Does a rising life expectancy put pressure on our pension pots?

Since 1980, the average life expectancy at birth for men and women has increased by 7.2 years, or 9.85%. Whilst living longer is positive in many ways, we do have to think about how we can afford to spend an ever-increasing amount of time in retirement. Individuals underestimate how long they are going to live, and end up spending their last years reliant on the state for money.

The maximum weekly payment for the New State Pension, which applies to anyone who retires after April 2016, is £164.35 per week. This equates to just over £8,500 per year. Imagine this being your only source of income during retirement – it’s an undesirable situation that, unfortunately, many Brits will likely face if they do not start preparing now.

The graph below shows the change in average life expectancy at birth for men and women over time. It is based on data from the Office for National Statistics.

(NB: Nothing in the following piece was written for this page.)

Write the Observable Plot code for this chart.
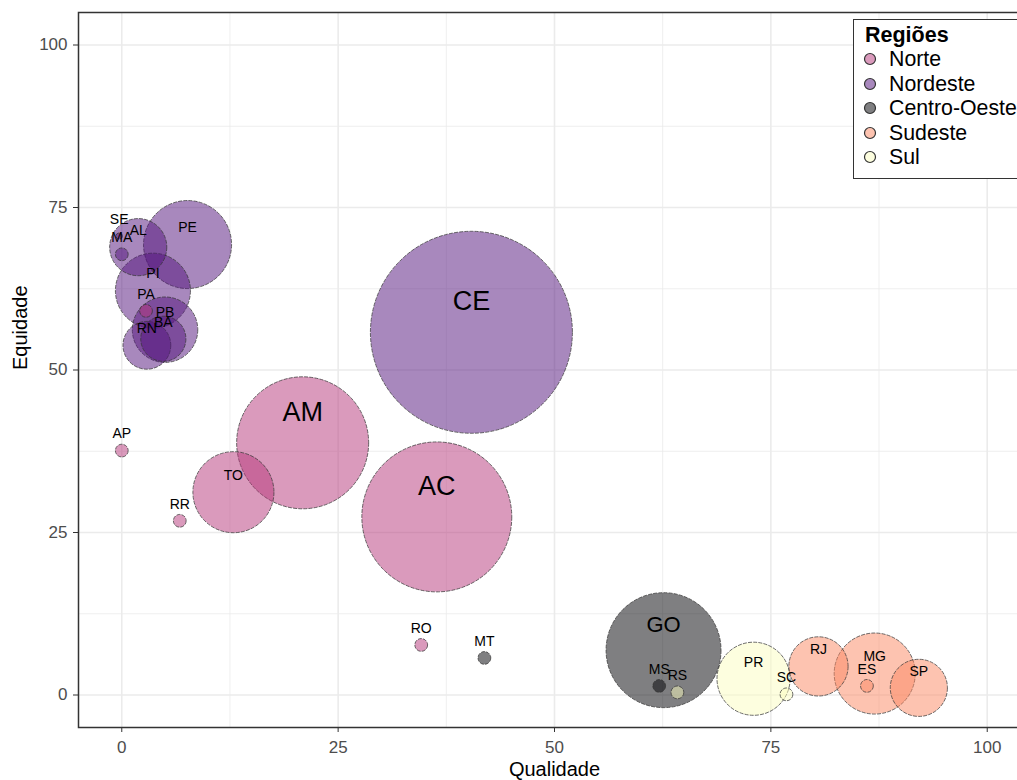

It is clear from the graph that even in the last few decades, average life expectancy has increased significantly, which is putting a lot of pressure on our pension pots.

In addition to a rising life expectancy, studies by the Institute for Fiscal Studies have found that individuals tend to underestimate how long they will live. On average, those in their 50s and 60s underestimated their chances of survival to age 75 by around 20 percentage points, and to 85 by around 5-10 percentage points.

This may have several implications on preparation for retirement:

If individuals underestimate how long they will live, then they are much less likely to save enough during their working years, and they will probably spend more than they should during the first few years of retirement too.

Tom Selby, senior analyst at AJ Bell, said “If large numbers of people massively underestimate life expectancy and spend too long in retirement as a result, they risk running out of money early and potentially falling back on the state.”

The danger of running out of money is exacerbated as retirees are increasingly choosing to take income drawdown rather than buying an annuity. Individuals who believe they will not live as long are more likely to see an annuity, which is based on average life expectancy, as a bad deal, therefore taking income drawdown instead. Drawing money from your pension pot as and when it is needed, without effective planning, could leave many pensioners faced with financial difficulty during the later years of their retirement.

Income drawdown can also make you vulnerable to unnecessary levels of investment risk (as your pension pot remains invested), paying too much tax on your withdrawals, or being scammed. On the other hand, an annuity will guarantee you with an income that will last for as long as you live.

So what can we do about it? Well, a rising life expectancy and therefore a longer retirement for the average person means that you will need to save more money during your working years. The best way to do this is to start saving little and often from an early age, rather than trying to catch up later on. Here are 8 reasons why you should start saving into a pension now, even if you are only 18.

Automatic enrolment means that most employees automatically have a certain percentage of their salary put aside into a pension, before they receive their pay check. However, the default amount is not enough for most people to build up a sufficient pension pot by the time they retire. You may want to consider increasing the amount to be well-prepared for a longer retirement.

For those nearing retirement, it may be worth consulting a financial adviser and planning out what you are going to do when you do retire. Consider the different options such as an annuity, or taking income drawdown, and decide which is best for you. This can be a tricky task. You do not want to underestimate how long you are going to live as you may run out of money and end up reliant on the state pension. On the other hand, overestimating how long you will leave may cause you to be more frugal than you actually have to be, lowering your potential standard of living.

Whatever your situation, it is clear that a rising life expectancy and our inability to accurately estimate how long we will spend during retirement, is causing problems for our pension pots. As a result, we have to be much more careful about how we spend our money in those years, as well as start preparing even earlier than before.